• [Dataset excerpt]:
——
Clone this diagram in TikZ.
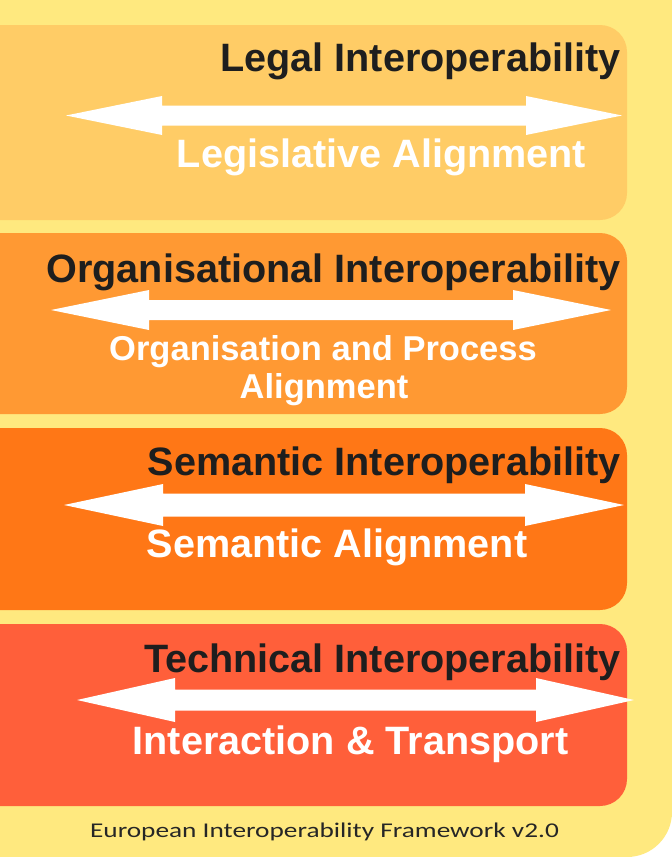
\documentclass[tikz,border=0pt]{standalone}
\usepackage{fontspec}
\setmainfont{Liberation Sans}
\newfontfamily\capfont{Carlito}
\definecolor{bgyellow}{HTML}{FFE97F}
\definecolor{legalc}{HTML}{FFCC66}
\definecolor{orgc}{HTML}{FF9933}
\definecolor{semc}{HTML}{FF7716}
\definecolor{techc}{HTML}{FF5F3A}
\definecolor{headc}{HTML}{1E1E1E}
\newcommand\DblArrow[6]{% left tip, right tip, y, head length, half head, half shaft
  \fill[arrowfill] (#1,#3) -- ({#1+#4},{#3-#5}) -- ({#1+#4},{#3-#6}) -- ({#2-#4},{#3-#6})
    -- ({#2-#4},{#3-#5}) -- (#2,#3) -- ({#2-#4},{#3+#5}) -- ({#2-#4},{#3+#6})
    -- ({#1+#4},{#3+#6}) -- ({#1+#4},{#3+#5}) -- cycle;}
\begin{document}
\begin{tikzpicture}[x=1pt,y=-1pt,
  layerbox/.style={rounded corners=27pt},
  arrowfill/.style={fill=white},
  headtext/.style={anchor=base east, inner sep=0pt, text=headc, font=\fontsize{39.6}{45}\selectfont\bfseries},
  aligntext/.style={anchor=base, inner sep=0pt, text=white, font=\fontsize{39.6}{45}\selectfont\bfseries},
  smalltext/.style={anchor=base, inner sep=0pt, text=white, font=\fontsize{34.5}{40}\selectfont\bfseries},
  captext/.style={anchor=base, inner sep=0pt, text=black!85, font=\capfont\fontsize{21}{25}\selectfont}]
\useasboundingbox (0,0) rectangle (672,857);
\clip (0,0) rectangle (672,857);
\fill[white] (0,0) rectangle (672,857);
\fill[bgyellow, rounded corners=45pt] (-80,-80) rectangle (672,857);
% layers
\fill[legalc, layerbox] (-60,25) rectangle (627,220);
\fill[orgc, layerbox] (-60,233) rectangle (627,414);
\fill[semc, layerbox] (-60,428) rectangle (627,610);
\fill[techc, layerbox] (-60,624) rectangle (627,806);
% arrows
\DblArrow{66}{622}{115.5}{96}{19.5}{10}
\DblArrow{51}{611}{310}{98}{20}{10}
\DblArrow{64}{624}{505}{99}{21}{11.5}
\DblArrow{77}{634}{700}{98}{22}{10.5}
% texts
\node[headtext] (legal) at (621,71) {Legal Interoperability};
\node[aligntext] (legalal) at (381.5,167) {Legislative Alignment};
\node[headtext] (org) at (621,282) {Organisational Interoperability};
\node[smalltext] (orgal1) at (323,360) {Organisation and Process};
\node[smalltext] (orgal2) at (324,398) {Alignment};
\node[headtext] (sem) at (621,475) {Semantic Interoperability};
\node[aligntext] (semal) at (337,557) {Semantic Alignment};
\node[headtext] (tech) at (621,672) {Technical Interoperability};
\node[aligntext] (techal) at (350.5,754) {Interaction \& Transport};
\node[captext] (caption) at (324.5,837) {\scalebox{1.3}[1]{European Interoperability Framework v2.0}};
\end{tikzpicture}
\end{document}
——
• [Set task]:
Write the listing out a second time exactly, dropping all images.

• [The completed task]:
Clone this diagram in TikZ.
\documentclass[tikz,border=0pt]{standalone}
\usepackage{fontspec}
\setmainfont{Liberation Sans}
\newfontfamily\capfont{Carlito}
\definecolor{bgyellow}{HTML}{FFE97F}
\definecolor{legalc}{HTML}{FFCC66}
\definecolor{orgc}{HTML}{FF9933}
\definecolor{semc}{HTML}{FF7716}
\definecolor{techc}{HTML}{FF5F3A}
\definecolor{headc}{HTML}{1E1E1E}
\newcommand\DblArrow[6]{% left tip, right tip, y, head length, half head, half shaft
  \fill[arrowfill] (#1,#3) -- ({#1+#4},{#3-#5}) -- ({#1+#4},{#3-#6}) -- ({#2-#4},{#3-#6})
    -- ({#2-#4},{#3-#5}) -- (#2,#3) -- ({#2-#4},{#3+#5}) -- ({#2-#4},{#3+#6})
    -- ({#1+#4},{#3+#6}) -- ({#1+#4},{#3+#5}) -- cycle;}
\begin{document}
\begin{tikzpicture}[x=1pt,y=-1pt,
  layerbox/.style={rounded corners=27pt},
  arrowfill/.style={fill=white},
  headtext/.style={anchor=base east, inner sep=0pt, text=headc, font=\fontsize{39.6}{45}\selectfont\bfseries},
  aligntext/.style={anchor=base, inner sep=0pt, text=white, font=\fontsize{39.6}{45}\selectfont\bfseries},
  smalltext/.style={anchor=base, inner sep=0pt, text=white, font=\fontsize{34.5}{40}\selectfont\bfseries},
  captext/.style={anchor=base, inner sep=0pt, text=black!85, font=\capfont\fontsize{21}{25}\selectfont}]
\useasboundingbox (0,0) rectangle (672,857);
\clip (0,0) rectangle (672,857);
\fill[white] (0,0) rectangle (672,857);
\fill[bgyellow, rounded corners=45pt] (-80,-80) rectangle (672,857);
% layers
\fill[legalc, layerbox] (-60,25) rectangle (627,220);
\fill[orgc, layerbox] (-60,233) rectangle (627,414);
\fill[semc, layerbox] (-60,428) rectangle (627,610);
\fill[techc, layerbox] (-60,624) rectangle (627,806);
% arrows
\DblArrow{66}{622}{115.5}{96}{19.5}{10}
\DblArrow{51}{611}{310}{98}{20}{10}
\DblArrow{64}{624}{505}{99}{21}{11.5}
\DblArrow{77}{634}{700}{98}{22}{10.5}
% texts
\node[headtext] (legal) at (621,71) {Legal Interoperability};
\node[aligntext] (legalal) at (381.5,167) {Legislative Alignment};
\node[headtext] (org) at (621,282) {Organisational Interoperability};
\node[smalltext] (orgal1) at (323,360) {Organisation and Process};
\node[smalltext] (orgal2) at (324,398) {Alignment};
\node[headtext] (sem) at (621,475) {Semantic Interoperability};
\node[aligntext] (semal) at (337,557) {Semantic Alignment};
\node[headtext] (tech) at (621,672) {Technical Interoperability};
\node[aligntext] (techal) at (350.5,754) {Interaction \& Transport};
\node[captext] (caption) at (324.5,837) {\scalebox{1.3}[1]{European Interoperability Framework v2.0}};
\end{tikzpicture}
\end{document}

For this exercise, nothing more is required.